Nov 27 2009
V Part I
Okay! Today begins a grand experiment. I’ve seen my future ex-wife! We’ll call her “V”, in homage to Thomas Pynchon.
I am going to document my pursuit of said woman.
A little background; I was doing my last minute Thanksgiving shopping Thursday morning, when I realized I had purchased all necessary accouterments for a grand meal except, oh, stuff to cook it in and serve it! Duh!! This led me to make a last-minute stop at the $1.99 store, which is a lot like the 99 cents store, but a dollar more. Aren’t you glad I cleared up that anomaly?
Whilst wandering the aisles, ‘cause you don’t go to these places knowing where in the f**k anything is. Case in point, when you ask for the “food” aisle, it’s necessary to state that you meant food as in “was once alive”. (No, gummy bears are NOT a food item, any more than inner tubes are.)
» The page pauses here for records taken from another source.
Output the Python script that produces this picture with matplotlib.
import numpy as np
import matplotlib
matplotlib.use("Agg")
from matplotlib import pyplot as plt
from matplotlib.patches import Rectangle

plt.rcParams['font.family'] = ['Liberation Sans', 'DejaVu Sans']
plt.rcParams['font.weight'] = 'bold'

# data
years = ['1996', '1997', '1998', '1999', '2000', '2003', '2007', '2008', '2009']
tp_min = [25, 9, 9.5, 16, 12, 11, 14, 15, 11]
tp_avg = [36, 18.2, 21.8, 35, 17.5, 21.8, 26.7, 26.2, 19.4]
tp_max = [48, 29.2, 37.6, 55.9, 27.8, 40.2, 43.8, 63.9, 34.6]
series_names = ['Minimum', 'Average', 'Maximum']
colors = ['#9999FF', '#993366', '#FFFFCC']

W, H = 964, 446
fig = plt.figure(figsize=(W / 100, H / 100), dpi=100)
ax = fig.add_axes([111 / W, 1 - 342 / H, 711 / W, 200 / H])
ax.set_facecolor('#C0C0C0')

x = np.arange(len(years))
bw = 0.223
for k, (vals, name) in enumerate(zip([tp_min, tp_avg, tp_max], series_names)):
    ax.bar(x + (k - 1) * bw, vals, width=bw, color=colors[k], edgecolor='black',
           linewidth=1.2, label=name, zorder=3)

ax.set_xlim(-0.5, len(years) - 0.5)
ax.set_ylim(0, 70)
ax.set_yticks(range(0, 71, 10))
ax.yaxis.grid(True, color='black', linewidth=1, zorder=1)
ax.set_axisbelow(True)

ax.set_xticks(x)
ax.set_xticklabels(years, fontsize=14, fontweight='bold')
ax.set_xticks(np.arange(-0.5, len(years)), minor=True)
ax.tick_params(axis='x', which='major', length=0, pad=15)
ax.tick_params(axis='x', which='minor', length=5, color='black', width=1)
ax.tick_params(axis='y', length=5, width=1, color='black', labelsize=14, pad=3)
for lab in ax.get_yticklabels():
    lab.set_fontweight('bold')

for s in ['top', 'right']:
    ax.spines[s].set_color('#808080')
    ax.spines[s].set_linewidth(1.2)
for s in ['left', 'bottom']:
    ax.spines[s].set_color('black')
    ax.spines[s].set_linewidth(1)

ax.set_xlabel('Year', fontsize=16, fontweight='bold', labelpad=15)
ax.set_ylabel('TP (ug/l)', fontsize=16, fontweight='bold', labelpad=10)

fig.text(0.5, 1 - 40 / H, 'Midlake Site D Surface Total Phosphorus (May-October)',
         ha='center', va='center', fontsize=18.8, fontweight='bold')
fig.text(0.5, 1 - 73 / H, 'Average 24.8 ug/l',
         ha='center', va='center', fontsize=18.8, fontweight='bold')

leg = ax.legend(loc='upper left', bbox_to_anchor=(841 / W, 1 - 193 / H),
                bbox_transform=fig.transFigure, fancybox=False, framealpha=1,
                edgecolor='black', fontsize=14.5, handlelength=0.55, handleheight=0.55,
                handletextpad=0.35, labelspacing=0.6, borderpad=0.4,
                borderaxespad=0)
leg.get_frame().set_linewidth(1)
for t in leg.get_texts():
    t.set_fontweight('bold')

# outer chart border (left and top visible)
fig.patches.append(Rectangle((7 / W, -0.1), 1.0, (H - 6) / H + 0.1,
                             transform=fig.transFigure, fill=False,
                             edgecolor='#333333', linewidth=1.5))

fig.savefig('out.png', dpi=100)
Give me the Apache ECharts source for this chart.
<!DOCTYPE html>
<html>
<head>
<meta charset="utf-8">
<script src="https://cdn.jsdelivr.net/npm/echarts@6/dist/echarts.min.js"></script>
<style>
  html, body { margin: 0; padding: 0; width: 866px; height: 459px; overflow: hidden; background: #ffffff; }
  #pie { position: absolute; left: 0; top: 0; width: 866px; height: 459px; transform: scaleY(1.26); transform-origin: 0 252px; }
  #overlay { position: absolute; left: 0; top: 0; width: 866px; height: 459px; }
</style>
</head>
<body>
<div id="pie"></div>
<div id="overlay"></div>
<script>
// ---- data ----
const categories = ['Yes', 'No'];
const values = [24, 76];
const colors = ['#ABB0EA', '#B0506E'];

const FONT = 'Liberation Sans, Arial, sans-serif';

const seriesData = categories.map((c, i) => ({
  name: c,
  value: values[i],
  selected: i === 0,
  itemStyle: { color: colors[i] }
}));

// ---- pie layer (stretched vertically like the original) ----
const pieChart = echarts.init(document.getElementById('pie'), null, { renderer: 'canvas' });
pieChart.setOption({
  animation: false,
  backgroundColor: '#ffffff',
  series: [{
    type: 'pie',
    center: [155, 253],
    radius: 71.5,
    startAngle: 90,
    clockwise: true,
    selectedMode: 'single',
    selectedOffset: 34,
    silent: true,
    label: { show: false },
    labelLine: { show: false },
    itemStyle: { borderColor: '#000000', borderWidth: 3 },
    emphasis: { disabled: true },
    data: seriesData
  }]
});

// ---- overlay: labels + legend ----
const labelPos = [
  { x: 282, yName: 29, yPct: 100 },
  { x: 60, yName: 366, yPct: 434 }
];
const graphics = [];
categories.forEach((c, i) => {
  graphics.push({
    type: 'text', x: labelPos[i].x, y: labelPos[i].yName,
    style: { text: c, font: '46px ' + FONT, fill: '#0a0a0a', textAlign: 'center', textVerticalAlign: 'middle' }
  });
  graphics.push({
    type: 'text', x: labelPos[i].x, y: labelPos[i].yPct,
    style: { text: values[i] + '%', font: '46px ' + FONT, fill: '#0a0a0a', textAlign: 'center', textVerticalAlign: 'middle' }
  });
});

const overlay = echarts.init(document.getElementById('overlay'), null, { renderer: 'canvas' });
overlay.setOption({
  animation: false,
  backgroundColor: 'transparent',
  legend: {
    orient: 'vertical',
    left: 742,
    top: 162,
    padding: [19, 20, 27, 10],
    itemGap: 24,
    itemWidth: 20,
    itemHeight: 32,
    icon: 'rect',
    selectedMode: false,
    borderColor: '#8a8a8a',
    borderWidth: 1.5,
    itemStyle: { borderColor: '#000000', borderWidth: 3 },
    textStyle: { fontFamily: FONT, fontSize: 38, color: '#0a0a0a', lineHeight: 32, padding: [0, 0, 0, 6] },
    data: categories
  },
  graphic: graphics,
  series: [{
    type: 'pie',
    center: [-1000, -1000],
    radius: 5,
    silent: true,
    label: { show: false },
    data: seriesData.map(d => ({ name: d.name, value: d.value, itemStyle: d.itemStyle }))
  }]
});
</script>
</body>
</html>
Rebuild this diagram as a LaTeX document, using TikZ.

I had caught a glimpse of this woman across the aisle. She is about 6’ 1” maybe 135lbs, blondish, wavy hair half-way down her back, blue eyes and perfect flawless skin; believe me ‘cause I was looking for defects. Evidently she is employed there. Oops, almost forgot, she had on reindeer horns. (Not real like Satan, you know, the holiday cheer headband, type). When you date me, the Satan thing usually rears its head about a month later.
My philosophy is: “You appear to be a woman who is happy, content, focused and goal-oriented…date me, I’ll fix that.” I know I’ve previously stated that this time around, I’ll just find someone I do not like and give ‘em a house…cut out all the unpleasantries in the middle.
But I’m really smitten and am moved to pursue in a way I have not felt in years, really!
So you, dear readers, shall now accompany me each step of the way in this endeavor! Well, not EVERY step, if and when we “seal the deal”, you’ll have to use your imagination(s). And if protection orders rear their ugly heads, I’ll probably leave that out, too. In the words of Gomez Addams: “You say Lady Killer, I say Acquitted.”
While “priors” are a good resume move if you’re applying to the Oakland Raiders, maybe not so much in the dating game.